(Data provided)
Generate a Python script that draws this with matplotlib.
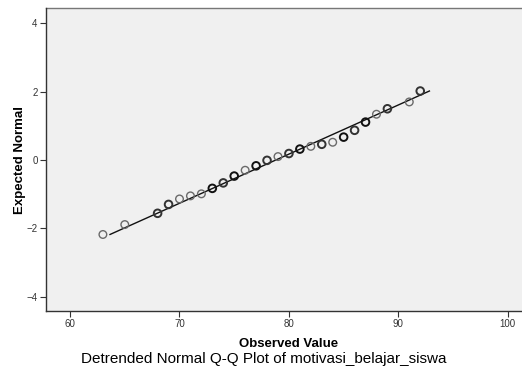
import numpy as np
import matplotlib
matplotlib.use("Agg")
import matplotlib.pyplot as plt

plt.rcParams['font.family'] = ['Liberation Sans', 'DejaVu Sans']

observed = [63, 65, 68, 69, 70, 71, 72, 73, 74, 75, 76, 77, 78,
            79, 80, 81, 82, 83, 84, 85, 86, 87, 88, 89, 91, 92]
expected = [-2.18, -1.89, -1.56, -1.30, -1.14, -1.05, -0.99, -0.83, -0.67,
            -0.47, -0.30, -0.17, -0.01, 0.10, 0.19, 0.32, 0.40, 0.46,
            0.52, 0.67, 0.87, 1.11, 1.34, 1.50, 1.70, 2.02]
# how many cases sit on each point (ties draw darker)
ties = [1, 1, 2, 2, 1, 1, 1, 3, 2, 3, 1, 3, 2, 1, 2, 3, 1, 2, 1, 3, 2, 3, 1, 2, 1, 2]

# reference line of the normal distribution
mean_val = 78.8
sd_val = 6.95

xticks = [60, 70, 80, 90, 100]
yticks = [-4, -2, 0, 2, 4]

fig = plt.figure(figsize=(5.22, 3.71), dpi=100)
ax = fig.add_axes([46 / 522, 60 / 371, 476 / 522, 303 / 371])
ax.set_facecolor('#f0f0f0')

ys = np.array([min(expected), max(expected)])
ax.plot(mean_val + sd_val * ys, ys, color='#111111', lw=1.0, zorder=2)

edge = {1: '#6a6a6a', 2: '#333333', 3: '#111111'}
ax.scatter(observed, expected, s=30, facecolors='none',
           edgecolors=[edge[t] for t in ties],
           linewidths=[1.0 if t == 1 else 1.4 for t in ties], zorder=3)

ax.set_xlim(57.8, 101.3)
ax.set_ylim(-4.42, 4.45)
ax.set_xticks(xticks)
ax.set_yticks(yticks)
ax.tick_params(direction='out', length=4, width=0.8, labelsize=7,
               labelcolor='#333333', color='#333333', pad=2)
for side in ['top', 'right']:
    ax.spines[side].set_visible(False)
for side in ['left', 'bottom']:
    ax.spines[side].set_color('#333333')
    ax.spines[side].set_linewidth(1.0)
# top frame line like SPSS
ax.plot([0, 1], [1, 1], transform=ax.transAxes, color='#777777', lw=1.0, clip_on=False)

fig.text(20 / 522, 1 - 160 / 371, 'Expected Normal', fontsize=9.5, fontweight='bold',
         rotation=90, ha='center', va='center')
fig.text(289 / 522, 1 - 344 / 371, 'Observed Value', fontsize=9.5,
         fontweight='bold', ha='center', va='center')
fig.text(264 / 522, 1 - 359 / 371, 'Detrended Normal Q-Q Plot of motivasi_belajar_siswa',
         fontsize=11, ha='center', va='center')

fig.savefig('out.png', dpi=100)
...
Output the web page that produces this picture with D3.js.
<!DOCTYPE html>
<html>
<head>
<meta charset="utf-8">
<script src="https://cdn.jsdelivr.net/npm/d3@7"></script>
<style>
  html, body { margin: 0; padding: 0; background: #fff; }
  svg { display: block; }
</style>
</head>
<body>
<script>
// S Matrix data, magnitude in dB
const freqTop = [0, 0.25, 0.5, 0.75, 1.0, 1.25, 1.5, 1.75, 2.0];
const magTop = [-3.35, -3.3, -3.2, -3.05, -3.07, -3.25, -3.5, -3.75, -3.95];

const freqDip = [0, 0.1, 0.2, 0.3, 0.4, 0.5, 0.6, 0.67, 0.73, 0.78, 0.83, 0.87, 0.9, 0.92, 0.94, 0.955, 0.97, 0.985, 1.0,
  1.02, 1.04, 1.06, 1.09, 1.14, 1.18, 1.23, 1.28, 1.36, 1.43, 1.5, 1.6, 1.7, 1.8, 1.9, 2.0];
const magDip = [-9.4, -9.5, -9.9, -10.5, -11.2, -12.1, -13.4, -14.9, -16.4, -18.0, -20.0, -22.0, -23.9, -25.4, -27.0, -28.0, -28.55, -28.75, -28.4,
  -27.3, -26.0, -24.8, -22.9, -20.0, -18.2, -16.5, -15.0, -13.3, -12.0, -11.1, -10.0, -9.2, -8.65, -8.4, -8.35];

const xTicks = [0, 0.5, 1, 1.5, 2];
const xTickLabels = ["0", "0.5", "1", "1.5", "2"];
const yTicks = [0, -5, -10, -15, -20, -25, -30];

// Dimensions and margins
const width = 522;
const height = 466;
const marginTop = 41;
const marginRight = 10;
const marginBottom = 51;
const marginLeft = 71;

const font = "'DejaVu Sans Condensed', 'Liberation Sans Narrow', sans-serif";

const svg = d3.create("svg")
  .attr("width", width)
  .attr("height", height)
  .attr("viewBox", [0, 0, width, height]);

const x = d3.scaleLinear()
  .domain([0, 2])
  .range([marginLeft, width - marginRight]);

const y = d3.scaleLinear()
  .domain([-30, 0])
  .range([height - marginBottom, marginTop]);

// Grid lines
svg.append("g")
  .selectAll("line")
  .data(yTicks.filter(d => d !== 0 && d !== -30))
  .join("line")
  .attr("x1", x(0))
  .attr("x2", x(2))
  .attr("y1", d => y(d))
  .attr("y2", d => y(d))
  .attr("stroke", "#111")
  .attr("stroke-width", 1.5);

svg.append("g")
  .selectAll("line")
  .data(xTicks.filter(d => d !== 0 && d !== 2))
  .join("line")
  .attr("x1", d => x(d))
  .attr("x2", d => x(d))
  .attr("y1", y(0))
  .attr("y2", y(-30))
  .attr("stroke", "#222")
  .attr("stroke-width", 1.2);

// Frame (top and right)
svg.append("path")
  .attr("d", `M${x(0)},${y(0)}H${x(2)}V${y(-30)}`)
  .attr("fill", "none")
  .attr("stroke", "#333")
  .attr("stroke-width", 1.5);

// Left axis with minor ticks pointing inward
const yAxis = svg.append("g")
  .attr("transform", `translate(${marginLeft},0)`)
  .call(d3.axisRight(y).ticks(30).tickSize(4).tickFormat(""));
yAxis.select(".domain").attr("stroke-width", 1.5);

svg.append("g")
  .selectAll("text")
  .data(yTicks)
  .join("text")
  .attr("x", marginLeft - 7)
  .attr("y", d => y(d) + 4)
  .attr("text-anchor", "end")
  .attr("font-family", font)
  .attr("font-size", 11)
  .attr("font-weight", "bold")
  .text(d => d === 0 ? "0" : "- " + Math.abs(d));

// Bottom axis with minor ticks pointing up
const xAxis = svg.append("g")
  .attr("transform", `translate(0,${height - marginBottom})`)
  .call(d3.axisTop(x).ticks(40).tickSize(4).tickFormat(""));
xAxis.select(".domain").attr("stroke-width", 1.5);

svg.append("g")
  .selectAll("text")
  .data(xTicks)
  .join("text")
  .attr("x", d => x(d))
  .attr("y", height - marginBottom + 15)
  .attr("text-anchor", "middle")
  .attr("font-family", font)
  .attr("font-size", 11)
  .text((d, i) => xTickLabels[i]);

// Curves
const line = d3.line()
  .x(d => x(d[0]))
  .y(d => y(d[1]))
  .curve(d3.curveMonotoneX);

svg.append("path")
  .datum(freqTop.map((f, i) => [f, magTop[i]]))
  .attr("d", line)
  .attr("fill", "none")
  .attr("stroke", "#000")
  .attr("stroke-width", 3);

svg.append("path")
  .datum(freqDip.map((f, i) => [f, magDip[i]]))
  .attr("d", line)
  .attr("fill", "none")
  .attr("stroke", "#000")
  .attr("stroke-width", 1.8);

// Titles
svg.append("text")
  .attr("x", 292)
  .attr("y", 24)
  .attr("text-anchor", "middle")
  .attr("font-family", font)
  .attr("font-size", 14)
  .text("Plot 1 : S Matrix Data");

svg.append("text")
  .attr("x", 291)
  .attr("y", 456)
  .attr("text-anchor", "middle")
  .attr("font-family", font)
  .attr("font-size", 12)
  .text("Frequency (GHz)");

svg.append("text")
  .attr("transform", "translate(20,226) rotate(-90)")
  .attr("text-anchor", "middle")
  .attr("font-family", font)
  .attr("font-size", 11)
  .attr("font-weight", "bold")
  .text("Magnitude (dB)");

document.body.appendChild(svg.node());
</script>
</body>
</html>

(What is asked) Above are records with pictures. Reproduce exactly only the lines from the line with "Generate a Python" through the line with "linewidths=[1.0 if t", both ends included, and leave the pictures out.

(Written reply)
Generate a Python script that draws this with matplotlib.
import numpy as np
import matplotlib
matplotlib.use("Agg")
import matplotlib.pyplot as plt

plt.rcParams['font.family'] = ['Liberation Sans', 'DejaVu Sans']

observed = [63, 65, 68, 69, 70, 71, 72, 73, 74, 75, 76, 77, 78,
            79, 80, 81, 82, 83, 84, 85, 86, 87, 88, 89, 91, 92]
expected = [-2.18, -1.89, -1.56, -1.30, -1.14, -1.05, -0.99, -0.83, -0.67,
            -0.47, -0.30, -0.17, -0.01, 0.10, 0.19, 0.32, 0.40, 0.46,
            0.52, 0.67, 0.87, 1.11, 1.34, 1.50, 1.70, 2.02]
# how many cases sit on each point (ties draw darker)
ties = [1, 1, 2, 2, 1, 1, 1, 3, 2, 3, 1, 3, 2, 1, 2, 3, 1, 2, 1, 3, 2, 3, 1, 2, 1, 2]

# reference line of the normal distribution
mean_val = 78.8
sd_val = 6.95

xticks = [60, 70, 80, 90, 100]
yticks = [-4, -2, 0, 2, 4]

fig = plt.figure(figsize=(5.22, 3.71), dpi=100)
ax = fig.add_axes([46 / 522, 60 / 371, 476 / 522, 303 / 371])
ax.set_facecolor('#f0f0f0')

ys = np.array([min(expected), max(expected)])
ax.plot(mean_val + sd_val * ys, ys, color='#111111', lw=1.0, zorder=2)

edge = {1: '#6a6a6a', 2: '#333333', 3: '#111111'}
ax.scatter(observed, expected, s=30, facecolors='none',
           edgecolors=[edge[t] for t in ties],
           linewidths=[1.0 if t == 1 else 1.4 for t in ties], zorder=3)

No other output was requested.